Clubs through cameras 

Amelia Nored, News Editor

 Clubs are one of the things that define a person’s high school experience; they are a great way to meet new people, unwind after a long day of school, and further one’s knowledge about a topic. 

But how are clubs operating now that school is online?

One challenge the clubs have been facing is adjusting their activities to fit the needs of students during online schooling. 

“We’ve had to come up with shorter, easier recipes because we want it to be fair and easy for everyone. Somebody might not be able to get all the ingredients for a recipe, or it might be hard for beginners to bake something complicated online,” junior baking club president Hannah Kim said. 

Likewise, robotics has been adapting their learning targets because the club is very dependent on doing hands-on work. 

“There are numerous different aspects of robotics that we can’t cover this year. For example, we can’t do any building or wiring in person,” junior robotics club vice president Serena Sherwood said. 

To cope with this setback, the robotics club has begun participating in software, design, and media activities. 

Another dilemma is deciding how clubs will participate in competitions this year.

“Our biggest challenge so far has been trying to sort out exactly how we can meet and collaborate virtually. Competition math is a team endeavor, so I predict it will be a bit of a challenge to adjust our preparation to an online format,” junior math club president Rose Maresh said. “Also, since we don’t know exactly how online competitions will work, we will need to be flexible and innovative in our preparation.”

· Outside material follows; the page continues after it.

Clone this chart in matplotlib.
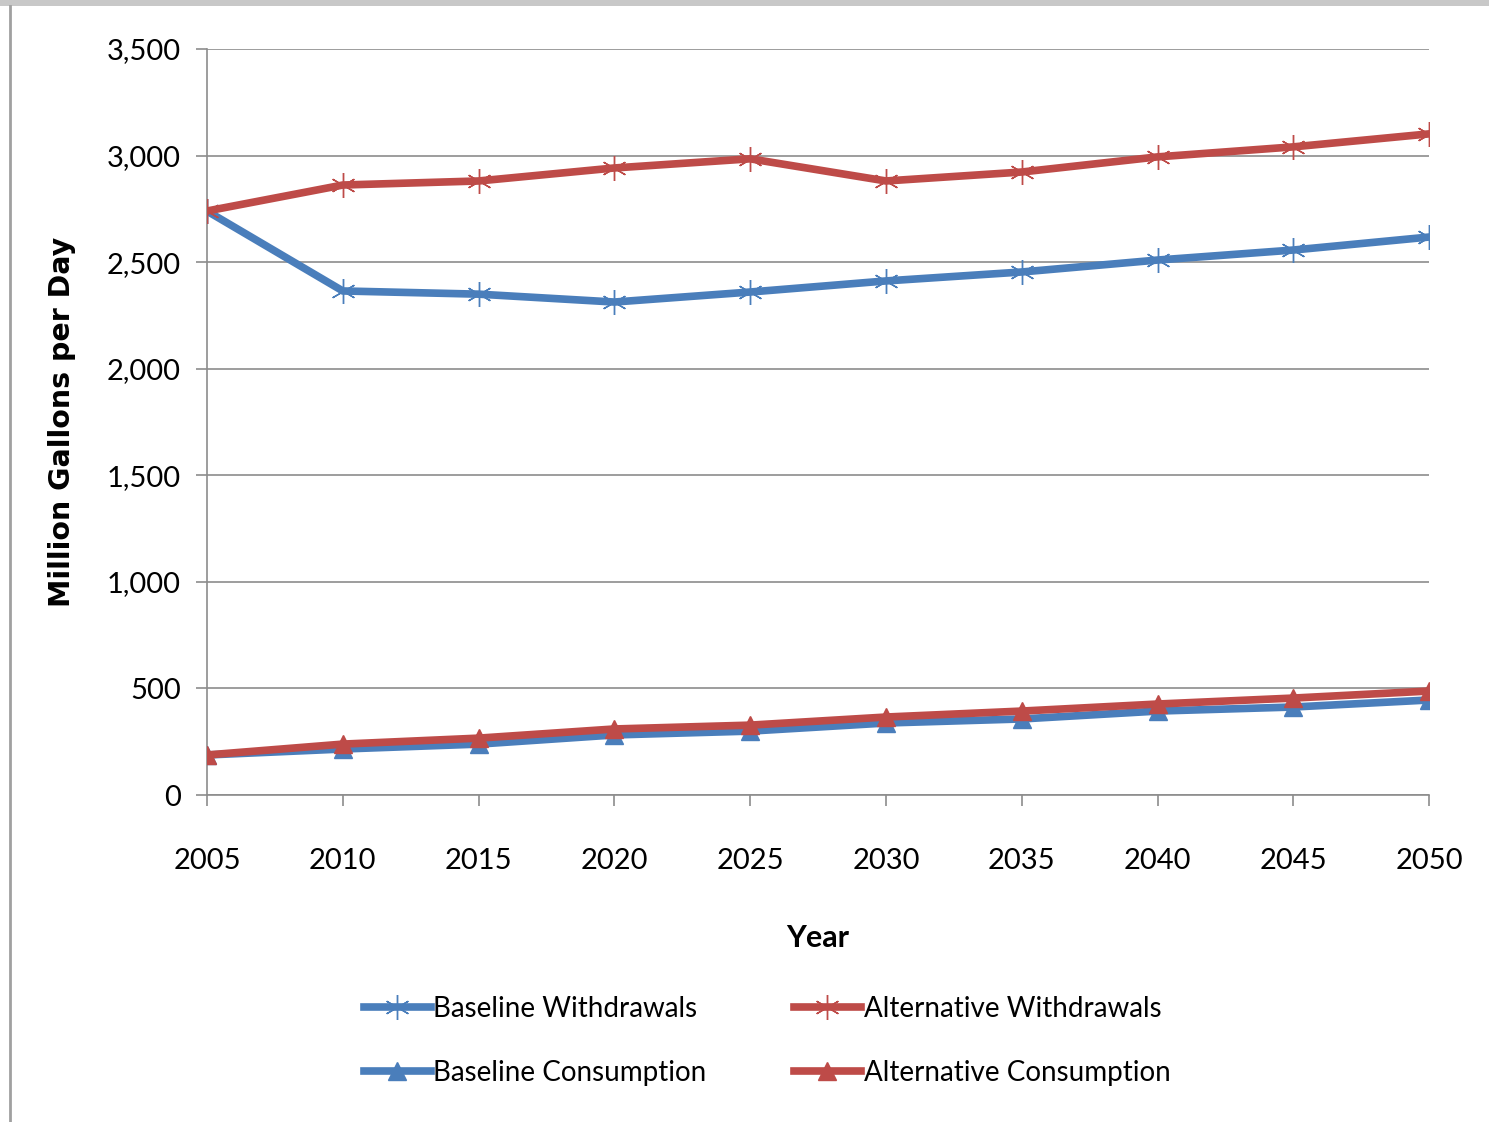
import numpy as np
import matplotlib.pyplot as plt
from matplotlib.patches import Rectangle
from matplotlib.ticker import FuncFormatter
from matplotlib.lines import Line2D

years = [2005, 2010, 2015, 2020, 2025, 2030, 2035, 2040, 2045, 2050]
baseline_withdrawals = [2740, 2365, 2350, 2313, 2360, 2412, 2454, 2510, 2557, 2618]
alternative_withdrawals = [2740, 2862, 2881, 2942, 2985, 2881, 2923, 2994, 3041, 3102]
baseline_consumption = [188, 216, 239, 282, 300, 338, 357, 394, 413, 446]
alternative_consumption = [188, 239, 267, 310, 328, 366, 394, 427, 455, 488]

blue = '#4A7EBB'
red = '#BE4B48'
narrow = ['Lato', 'DejaVu Sans']

fig = plt.figure(figsize=(14.89, 11.22), dpi=100)
fig.patches.append(Rectangle((0, 0.9947), 1, 0.0053, transform=fig.transFigure,
                             facecolor='#c8c8c8', edgecolor='none'))
fig.add_artist(Line2D([0.0064, 0.0064], [0, 0.9947], color='#a0a0a0', lw=2,
                      transform=fig.transFigure))

ax = fig.add_axes([0.139, 0.2914, 0.8208, 0.6649])
x = np.arange(len(years))

star = (6, 2, 0)
ax.plot(x, baseline_withdrawals, color=blue, lw=5.5, marker=star, ms=18,
        mew=1.0, label='Baseline Withdrawals', zorder=3)
ax.plot(x, alternative_withdrawals, color=red, lw=5.5, marker=star, ms=18,
        mew=1.0, label='Alternative Withdrawals', zorder=4)
ax.plot(x, baseline_consumption, color=blue, lw=5.5, marker='^', ms=13,
        label='Baseline Consumption', zorder=3)
ax.plot(x, alternative_consumption, color=red, lw=5.5, marker='^', ms=13,
        label='Alternative Consumption', zorder=4)

ax.set_xlim(0, len(years) - 1)
ax.set_ylim(0, 3500)
ax.set_yticks(np.arange(0, 3501, 500))
ax.yaxis.set_major_formatter(FuncFormatter(lambda v, p: f'{int(v):,}'))
ax.set_xticks(x)
ax.set_xticklabels([str(y) for y in years])
ax.grid(axis='y', color='#8c8c8c', lw=1.2)
ax.set_axisbelow(True)

for s in ['top', 'right']:
    ax.spines[s].set_visible(False)
for s in ['left', 'bottom']:
    ax.spines[s].set_color('#8c8c8c')
    ax.spines[s].set_linewidth(1.2)
ax.tick_params(axis='both', colors='#8c8c8c', length=8, width=1.2, labelcolor='black')
ax.tick_params(axis='x', pad=30)
ax.tick_params(axis='y', pad=11)
for lab in ax.get_xticklabels() + ax.get_yticklabels():
    lab.set_family(narrow)
    lab.set_fontsize(21)

ax.set_ylabel('Million Gallons per Day', fontsize=20.5, fontweight='bold',
              family=['DejaVu Sans'], labelpad=22)
ax.set_xlabel('Year', fontsize=22, fontweight='bold', family=narrow, labelpad=36)

handles, labels = ax.get_legend_handles_labels()
order = [0, 2, 1, 3]
leg = ax.legend([handles[i] for i in order], [labels[i] for i in order],
                loc='upper left', bbox_to_anchor=(0.108, -0.236), ncol=2,
                frameon=False, prop={'family': narrow, 'size': 20},
                handlelength=2.4, handletextpad=0.1, columnspacing=3.15,
                labelspacing=1.35)

fig.savefig('out.png', dpi=100)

Sherwood added that all competitions are set to be online this year, but there is still ambiguity surrounding how they will play out. 

With all the uncertainty regarding the future of Liberty’s clubs, only one thing is certain right now: clubs must be equitable. Clubs have been stressing the necessity of this because some students may not own certain resources that are usually provided by the school at meetings. 

“We want to make sure that everyone can join clubs and be able to feel treated as equals, which can be hard in person but even harder online. This includes us not holding elections right now and using materials accessible to everyone,” Kim said. 

Despite the circumstances that the pandemic has provided Liberty, the clubs are finding ways to make their meetings just as fun and productive as they would be if they were able to meet in person, giving Liberty students a chance to connect after the school day.